All hail the Pekingese, dogs formerly the companion of Chinese royalty who have a title of their own.
One particular Pekingese, fluffy, mushed-face Malachy, took top honors at the Westminster Kennel Club Dog Show on Tuesday night, returning the ancient breed to the national spotlight.
"It was, of course, thrilling" to watch, said breeder and Pekingese enthusiast Patricia Metzger, a former Chicago-area dog lover who now makes her home in Wentzville, Mo. "One of ours is the way you feel, both about Malachy and [handler] David [Fitzpatrick]."
Those who love the Pekingese, or "Pekes," as they're sometimes called, are passionate about the personality and general adorableness of the tiny dogs. With a reputation for being poised on the laps of rich ladies in films like 1939's "The Women," could the breed get a popularity boost from the win?
"They're a well-kept secret," said Jerelyn Atwell-Paul of Edison Park, a Peke fan, dog judge and the owner of one of the great granddaughters of the last Pekingese to win the Westminster dog show. "It would be nice to see a few more people able to enjoy them."
Hugh Hefner's former flame, Bridget Marquardt, a star of "The Girls Next Door," owns a black Pekingese named Wednesday. But Corinne Niessner of Avondale said she's got a picture of a member of the breed posing with a star from an entirely different era -- Shirley Temple.
"I think they're retro cool, I do," said Niessner, who found her Peke companions through rescue organizations or shelters.

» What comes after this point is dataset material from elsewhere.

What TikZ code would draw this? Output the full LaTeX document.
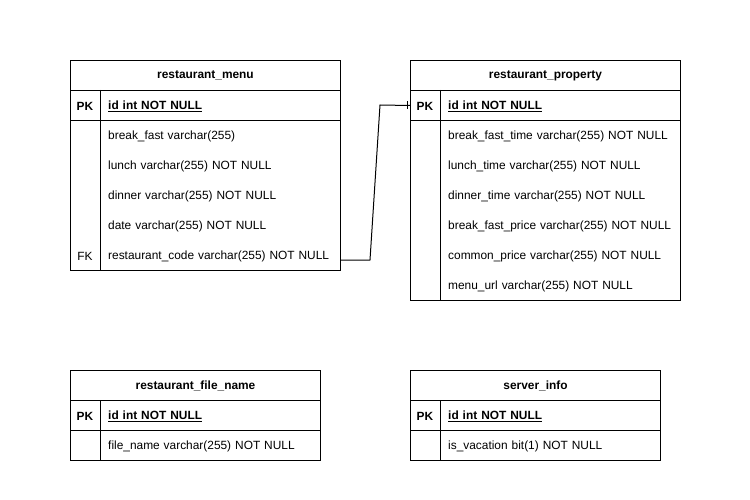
\documentclass[tikz,border=0pt]{standalone}
\usepackage{fontspec}
\setmainfont{Liberation Sans}
\begin{document}
\begin{tikzpicture}[x=1pt,y=-1pt,
  every node/.style={font=\fontsize{11.9}{14}\selectfont},
  line/.style={draw=black,line width=1pt},
  titlebox/.style={line,rectangle,anchor=north west,minimum height=30pt,inner sep=0pt,font=\fontsize{11.9}{14}\selectfont\bfseries},
  sectbox/.style={line,rectangle,anchor=north west,inner sep=0pt},
  rowbox/.style={rectangle,anchor=north west,minimum height=30pt,inner sep=0pt,inner xsep=8pt,align=left,yshift=-1.5pt},
  keytext/.style={rectangle,anchor=center,inner sep=0pt,yshift=-1.5pt},
  conn/.style={draw=black,line width=1pt}
]
\useasboundingbox (0,0) rectangle (750,500);
\fill[white] (0,0) rectangle (750,500);

% ---------- restaurant_menu ----------
\node[titlebox,minimum width=270pt] (rmT) at (70,60) {restaurant\_menu};
\node[sectbox,minimum width=270pt,minimum height=30pt] (rmP) at (70,90) {};
\node[sectbox,minimum width=270pt,minimum height=150pt] (rmF) at (70,120) {};
\draw[line] (100,90) -- (100,270);
\node[keytext,font=\fontsize{11.9}{14}\selectfont\bfseries] (rmPK) at (85,105) {PK};
\node[rowbox,text width=224pt,font=\fontsize{11.9}{14}\selectfont\bfseries] (rmR0) at (100,90) {\underline{id int NOT NULL}};
\node[rowbox,text width=224pt] (rmR1) at (100,120) {\mbox{break\_fast varchar(255)}};
\node[rowbox,text width=224pt] (rmR2) at (100,150) {\mbox{lunch varchar(255) NOT NULL}};
\node[rowbox,text width=224pt] (rmR3) at (100,180) {\mbox{dinner varchar(255) NOT NULL}};
\node[rowbox,text width=224pt] (rmR4) at (100,210) {\mbox{date varchar(255) NOT NULL}};
\node[rowbox,text width=224pt] (rmR5) at (100,240) {\mbox{restaurant\_code varchar(255) NOT NULL}};
\node[keytext] (rmFK) at (85,255) {FK};

% ---------- restaurant_property ----------
\node[titlebox,minimum width=270pt] (rpT) at (410,60) {restaurant\_property};
\node[sectbox,minimum width=270pt,minimum height=30pt] (rpP) at (410,90) {};
\node[sectbox,minimum width=270pt,minimum height=180pt] (rpF) at (410,120) {};
\draw[line] (440,90) -- (440,300);
\node[keytext,font=\fontsize{11.9}{14}\selectfont\bfseries] (rpPK) at (425,105) {PK};
\node[rowbox,text width=224pt,font=\fontsize{11.9}{14}\selectfont\bfseries] (rpR0) at (440,90) {\underline{id int NOT NULL}};
\node[rowbox,text width=224pt] (rpR1) at (440,120) {\mbox{break\_fast\_time varchar(255) NOT NULL}};
\node[rowbox,text width=224pt] (rpR2) at (440,150) {\mbox{lunch\_time varchar(255) NOT NULL}};
\node[rowbox,text width=224pt] (rpR3) at (440,180) {\mbox{dinner\_time varchar(255) NOT NULL}};
\node[rowbox,text width=224pt] (rpR4) at (440,210) {\mbox{break\_fast\_price varchar(255) NOT NULL}};
\node[rowbox,text width=224pt] (rpR5) at (440,240) {\mbox{common\_price varchar(255) NOT NULL}};
\node[rowbox,text width=224pt] (rpR6) at (440,270) {\mbox{menu\_url varchar(255) NOT NULL}};

% ---------- restaurant_file_name ----------
\node[titlebox,minimum width=250pt] (rfT) at (70,370) {restaurant\_file\_name};
\node[sectbox,minimum width=250pt,minimum height=30pt] (rfP) at (70,400) {};
\node[sectbox,minimum width=250pt,minimum height=30pt] (rfF) at (70,430) {};
\draw[line] (100,400) -- (100,460);
\node[keytext,font=\fontsize{11.9}{14}\selectfont\bfseries] (rfPK) at (85,415) {PK};
\node[rowbox,text width=204pt,font=\fontsize{11.9}{14}\selectfont\bfseries] (rfR0) at (100,400) {\underline{id int NOT NULL}};
\node[rowbox,text width=204pt] (rfR1) at (100,430) {\mbox{file\_name varchar(255) NOT NULL}};

% ---------- server_info ----------
\node[titlebox,minimum width=250pt] (siT) at (410,370) {server\_info};
\node[sectbox,minimum width=250pt,minimum height=30pt] (siP) at (410,400) {};
\node[sectbox,minimum width=250pt,minimum height=30pt] (siF) at (410,430) {};
\draw[line] (440,400) -- (440,460);
\node[keytext,font=\fontsize{11.9}{14}\selectfont\bfseries] (siPK) at (425,415) {PK};
\node[rowbox,text width=204pt,font=\fontsize{11.9}{14}\selectfont\bfseries] (siR0) at (440,400) {\underline{id int NOT NULL}};
\node[rowbox,text width=204pt] (siR1) at (440,430) {\mbox{is\_vacation bit(1) NOT NULL}};

% ---------- connector ----------
\coordinate (cA) at (370,260);
\coordinate (cB) at (380,105);
\draw[conn] ([yshift=-3.5pt]rmR5.east) -- (cA) -- (cB) -- (rpP.west);
\draw[conn] ([xshift=-3pt,yshift=4pt]rpP.west) -- ([xshift=-3pt,yshift=-4pt]rpP.west);
\end{tikzpicture}
\end{document}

She's now living with Piccolo, who's about 12 or 13 years old. "I love their little aloof personalities."
The breed does well in the city, said Henry Birdseye of Old Town, who owns a Pekingese named Barney and runs a blog, Duke's Dog Blog, about his Peke Duke, who recently died. Birdseye says in his experience, Pekingese don't mind the Chicago weather and do well in small spaces.
"They're apartment dogs," said Birdseye, who's not ashamed to be a Peke fan. "I've somehow made it very open that I'm grown man who likes little [Pekingese]."
Those inspired to Pekingese ownership by Malachy's big win at Westminster have plenty of options. On petfinder.com, a recent search turned up more than 800 Pekingese or Pekingese mix dogs available for adoption in the Chicago area.
Potential owners who prefer a more established bloodline can find reputable breeders through the American Kennel Club's web site. Metzger said a would-be owner could expect to pay about $1,000 for a good Pekingese puppy. And novices are welcome.
Their health is generally good, owners and breeders said, though some Pekes have eye problems. Grooming can be easy (just have the coat trimmed regularly) or more intensive for show dogs. When it comes down to it, though, breed lovers say it's all about whether you love the dog as much as the judges in New York did Tuesday night.
"They just have wonderful, wonderful personalities," said Atwell-Paul. "They're a lot a lot of fun."
If you've been bitten by the dog show bug and want to see the action in person, the International Kennel Club Dog Show will be this Friday, Saturday and Sunday at McCormick Place.